According to many on the left, the Second Amendment was written only to guarantee the existence of militias, which are now obsolete, so stripping American civilians of their firearms is perfectly OK. "The Supreme Court on Thursday all but ensured that even more Americans will die senselessly with its wrongheaded and dangerous ruling," The New York Times wrote about the Supreme Court's ruling in D.C. v. Heller, which overturned Washington, D.C.'s ban on most handgun ownership. According to the Times, "the Second Amendment only protects the right of people to carry guns for military use in a militia."
Writing of militias in Federalist 29, Alexander Hamilton put it this way: "if circumstances should at any time oblige the government to form an army of any magnitude, that army can never be formidable to the liberties of the people while there is a large body of citizens, little, if at all, inferior to them in discipline and the use of arms, who stand ready to defend their own rights and those of their fellow-citizens."
The Founders did not conceive of militias as a cost-effective way to have an army. The militia was the people, usually every able-bodied man. It existed not just to serve the state in lieu of a standing army, but to check the power of the state by ensuring that every individual would be trained and armed to defend his own rights against possible encroachment by the state.
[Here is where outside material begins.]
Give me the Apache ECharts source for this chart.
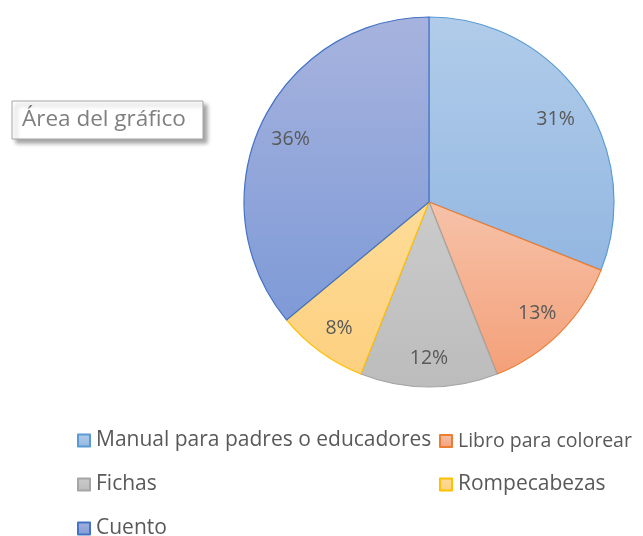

When Heller was decided in 2008, then-Sen. Obama agreed with it, saying, "I have always believed that the Second Amendment protects the right of individuals to bear arms ...." On Wednesday, he reaffirmed that belief and said the right approach to gun control is to take small steps that might be effective in reducing the odds of another mass killing, but to do so without infringing on the individual right to keep and bear arms.
Gun sales since Obama took office are evidence enough that millions of Americans doubted his commitment to the Second Amendment. We are about to find out if his actions will match his rhetoric.